Like the people living in those places, those of us living with incurable health conditions can prepare for episodes of illness by finding medication and adopting lifestyles that make the effects of these episodes less destructive and easier to recover and rebuild from.

Thanks to science and awareness, we can predict and prepare for so much these days.

Unfortunately, not all episodes of planetary and mental ill health are predictable.

No-one who lived through it, even from a safe distance, will forget the tsunami of 2004, and the number of people feeling the effects of mental ill health as a result of the pandemic and the stresses of modern life is known to be increasing.

Our activities are making us and the planet sick, and I for one am grateful that the same sorts of bright minds who developed the Covid vaccine in record time, as well as the brave individuals who have spoken out about mental illness, are working to help us understand and heal.

The fact that the Earthshot prize ceremony will be broadcast on BBC One in a prime time Sunday evening slot confirms that, like mental health, planetary wellbeing has made it onto the radar of popular culture, and that can only be a good thing.

A great friend of mine works for a charity called Malaria No More.

During the pandemic she and I spoke about the remarkable injustice of the speed and precision with which the Covid vaccine was developed and rolled out, when malaria has been needlessly killing so many millions of people around the globe for so many years, the vaccines against it sitting in laboratories, waiting for the sort of investment and passion that the former, for largely economic reasons, simply had to receive.

Last week something changed. The World Health Organisation started to roll out a ground-breaking malaria vaccine trial in some of the worst affected African countries.

The pessimist in me feels sad that it had to take a global pandemic to make this happen. The optimist in me feels hopeful.

She sees the rippling signs of a butterfly effect, the wings of which could, surely, given how brilliant some of the minds we house on our planet are, help us fly to healthy, sustainable heights, both personal and planetary, that we could once, not so very long ago, only have dreamed about.

Last week also marked National Poetry Day.

I am consistently amazed that so many people, past and present, survivors of mental illness, found the ability and will to create examples of incredible beauty; pieces of art that have sustained.

From Vincent Van Gogh and Leonard Bernstein to Marie Curie and Stephen Fry, these individuals help us to understand and appreciate the world around us.

I believe we need both science and art to help us heal, and it’s clear that as a race we have people gifted in both areas, people who we simply need to nurture and invest in. 
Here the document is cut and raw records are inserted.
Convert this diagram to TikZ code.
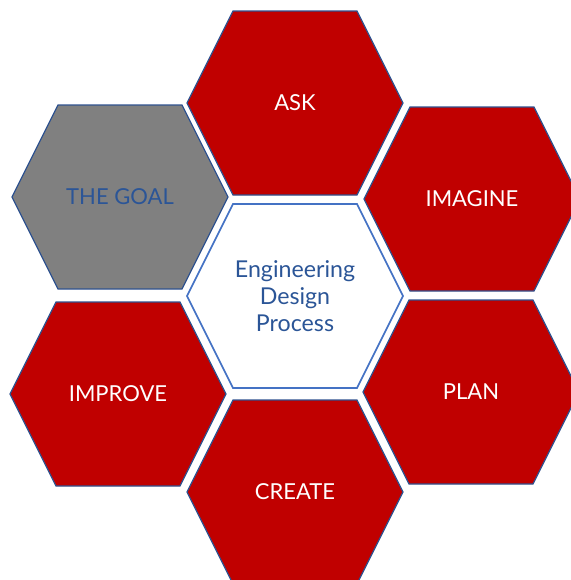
\documentclass[tikz,border=0pt]{standalone}
\usepackage{fontspec}
\setmainfont{Lato}
\usepackage{tikz}
\usetikzlibrary{positioning}
\definecolor{edpred}{HTML}{C00000}
\definecolor{edpgray}{HTML}{808080}
\definecolor{edpline}{HTML}{2F528F}
\definecolor{edpedge}{HTML}{4472C4}
\definecolor{edptext}{HTML}{2B5597}

\begin{document}
\begin{tikzpicture}[x=0.5pt, y=-0.5pt,
  hexlabel/.style={font=\fontsize{11}{13.3}\selectfont, align=center}]

\useasboundingbox (0,0) rectangle (571,580);
\clip (0,0) rectangle (571,580);

% Red cells of the process, round the centre
\foreach \cx/\cy/\name/\lab in {295/103/ask/ASK, 472/199/imagine/IMAGINE, 471/392/plan/PLAN, 295/492/create/CREATE, 118/394/improve/IMPROVE} {
  \filldraw[fill=edpred, draw=edpline, line width=0.6pt] (\cx-108,\cy) -- (\cx-62,\cy-92) -- (\cx+62,\cy-92) -- (\cx+108,\cy) -- (\cx+62,\cy+92) -- (\cx-62,\cy+92) -- cycle;
  \node[hexlabel, white] (\name) at (\cx,\cy) {\lab};
}

% The goal (gray cell)
\filldraw[fill=edpgray, draw=edpline, line width=0.6pt] (12,197) -- (58,105) -- (182,105) -- (228,197) -- (182,289) -- (58,289) -- cycle;
\node[hexlabel, edptext] (goal) at (120,197) {THE GOAL};

% Centre cell
\filldraw[fill=white, draw=edpedge, line width=0.8pt] (187,296) -- (233,204) -- (357,204) -- (403,296) -- (357,388) -- (233,388) -- cycle;
\node[hexlabel, edptext, font=\fontsize{11.6}{13.4}\selectfont] (centre) at (295,296) {Engineering\\Design\\Process};

\end{tikzpicture}
\end{document}
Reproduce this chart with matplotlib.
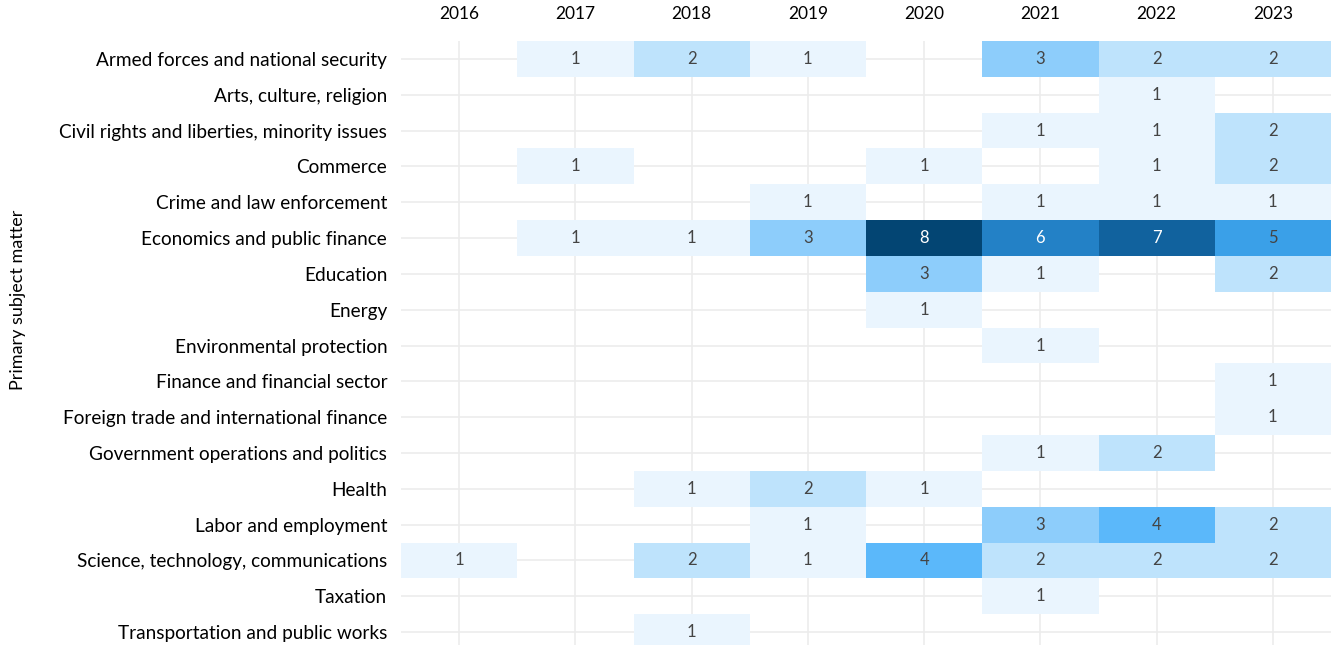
import numpy as np
import matplotlib.pyplot as plt
from matplotlib.colors import ListedColormap, BoundaryNorm

plt.rcParams['font.family'] = ['Lato', 'DejaVu Sans']

years = ['2016', '2017', '2018', '2019', '2020', '2021', '2022', '2023']
subjects = [
    'Armed forces and national security',
    'Arts, culture, religion',
    'Civil rights and liberties, minority issues',
    'Commerce',
    'Crime and law enforcement',
    'Economics and public finance',
    'Education',
    'Energy',
    'Environmental protection',
    'Finance and financial sector',
    'Foreign trade and international finance',
    'Government operations and politics',
    'Health',
    'Labor and employment',
    'Science, technology, communications',
    'Taxation',
    'Transportation and public works',
]
# counts per subject, one value per year (0 = no bills)
counts = [
    [0, 1, 2, 1, 0, 3, 2, 2],
    [0, 0, 0, 0, 0, 0, 1, 0],
    [0, 0, 0, 0, 0, 1, 1, 2],
    [0, 1, 0, 0, 1, 0, 1, 2],
    [0, 0, 0, 1, 0, 1, 1, 1],
    [0, 1, 1, 3, 8, 6, 7, 5],
    [0, 0, 0, 0, 3, 1, 0, 2],
    [0, 0, 0, 0, 1, 0, 0, 0],
    [0, 0, 0, 0, 0, 1, 0, 0],
    [0, 0, 0, 0, 0, 0, 0, 1],
    [0, 0, 0, 0, 0, 0, 0, 1],
    [0, 0, 0, 0, 0, 1, 2, 0],
    [0, 0, 1, 2, 1, 0, 0, 0],
    [0, 0, 0, 1, 0, 3, 4, 2],
    [1, 0, 2, 1, 4, 2, 2, 2],
    [0, 0, 0, 0, 0, 1, 0, 0],
    [0, 0, 1, 0, 0, 0, 0, 0],
]

shades = ['#eaf5fe', '#bee3fc', '#8dcdfb', '#5bb8fa',
          '#3aa0e8', '#2381c6', '#11629e', '#034573']
cmap = ListedColormap(shades)
norm = BoundaryNorm(np.arange(0.5, 9.5, 1), cmap.N)

data = np.array(counts, dtype=float)
masked = np.ma.masked_where(data == 0, data)

fig = plt.figure(figsize=(13.31, 6.45), dpi=100)
ax = fig.add_axes([0.3013, -0.0078, 0.6987, 0.9442])

# light grid through cell centres, drawn under the cells
for i in range(len(subjects)):
    ax.axhline(i, color='#ececec', lw=1.2, zorder=0)
for j in range(len(years)):
    ax.axvline(j, color='#ececec', lw=1.2, zorder=0)

ax.pcolormesh(np.arange(len(years) + 1) - 0.5,
              np.arange(len(subjects) + 1) - 0.5,
              masked, cmap=cmap, norm=norm, zorder=1)

for i in range(len(subjects)):
    for j in range(len(years)):
        v = counts[i][j]
        if v:
            ax.text(j, i, str(v), ha='center', va='center', fontsize=12,
                    color='white' if v >= 6 else '#444444', zorder=2)

ax.set_xlim(-0.5, len(years) - 0.5)
ax.set_ylim(len(subjects) - 0.5, -0.5)
ax.xaxis.tick_top()
ax.set_xticks(range(len(years)))
ax.set_xticklabels(years, fontsize=12.5, color='black')
ax.set_yticks(range(len(subjects)))
ax.set_yticklabels(subjects, fontsize=13.7, color='black')
ax.tick_params(axis='y', length=0, pad=10)
ax.tick_params(axis='x', length=0, pad=14)
for s in ax.spines.values():
    s.set_visible(False)

fig.text(0.0135, 0.535, 'Primary subject matter', rotation=90,
         ha='center', va='center', fontsize=13)

fig.savefig('out.png', dpi=100)
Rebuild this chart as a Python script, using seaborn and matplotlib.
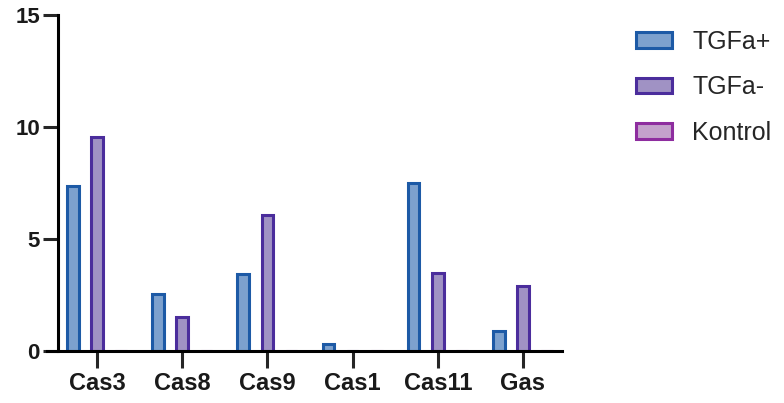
import matplotlib
matplotlib.use("Agg")
import matplotlib.pyplot as plt
import pandas as pd
import seaborn as sns

# Data
genes = ["Cas3", "Cas8", "Cas9", "Cas1", "Cas11", "Gas"]
groups = ["TGFa+", "TGFa-", "Kontrol"]
tgfa_pos = [7.35, 2.55, 3.45, 0.3, 7.5, 0.9]
tgfa_neg = [9.55, 1.5, 6.05, 0.0, 3.5, 2.9]
kontrol = [0.0, 0.0, 0.0, 0.0, 0.0, 0.0]

fill_colors = ["#6f9fdc", "#9c8acc", "#c99bd3"]
edge_colors = ["#1d5aa6", "#4b2d9c", "#8e2d9f"]


def main():
    df = pd.DataFrame({
        "gene": genes * 3,
        "group": [groups[0]] * 6 + [groups[1]] * 6 + [groups[2]] * 6,
        "value": tgfa_pos + tgfa_neg + kontrol,
    })

    sns.set_style("ticks")
    plt.rcParams["font.family"] = ["Liberation Sans", "DejaVu Sans"]

    fig = plt.figure(figsize=(7.84, 4.03), dpi=100)
    ax = fig.add_axes([47 / 784, 52 / 403, 515 / 784, 336 / 403])

    sns.barplot(data=df, x="gene", y="value", hue="group", hue_order=groups,
                order=genes, palette=fill_colors, width=0.85, gap=0.52,
                linewidth=2.2, legend=False, ax=ax)

    for cont, ec in zip(ax.containers, edge_colors):
        for bar in cont:
            bar.set_edgecolor(ec)
            bar.set_linewidth(2.2)

    ax.set_ylim(0, 15)
    ax.set_xlim(-0.587, 5.458)
    ax.set_yticks([0, 5, 10, 15])
    ax.set_xlabel("")
    ax.set_ylabel("")

    ax.spines["top"].set_visible(False)
    ax.spines["right"].set_visible(False)
    ax.spines["left"].set_position(("axes", 11 / 515))
    for sp in ["left", "bottom"]:
        ax.spines[sp].set_linewidth(2.2)
        ax.spines[sp].set_color("black")
        ax.spines[sp].set_zorder(5)

    ax.tick_params(axis="y", length=11, width=2.2, labelsize=16, pad=2)
    ax.tick_params(axis="x", length=12, width=2.2, labelsize=17, pad=3)
    for lab in ax.get_xticklabels() + ax.get_yticklabels():
        lab.set_fontweight("bold")
        lab.set_color("#1a1a1a")

    fig.legend(ax.containers, groups, loc="upper left",
               bbox_to_anchor=(636 / 784, 1 - 30 / 403), frameon=False,
               fontsize=18, handlelength=1.45, handleheight=0.6,
               handletextpad=0.8, labelspacing=0.85,
               borderpad=0, borderaxespad=0)

    fig.savefig("out.png", dpi=100)


if __name__ == "__main__":
    main()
I’ll end with the words of the late poet Emily Dickinson, who apparently suffered from bipolar disorder at a time when nobody understood what it was.

A friend of mine sent them to me during a dark time, and I always keep them close.

“Hope is the bird with feathers, that nestles in the soul, that sings the songs without the words, and never stops, at all.” 

The Earthshot prize will be broadcast on BBC One this Sunday at 8pm.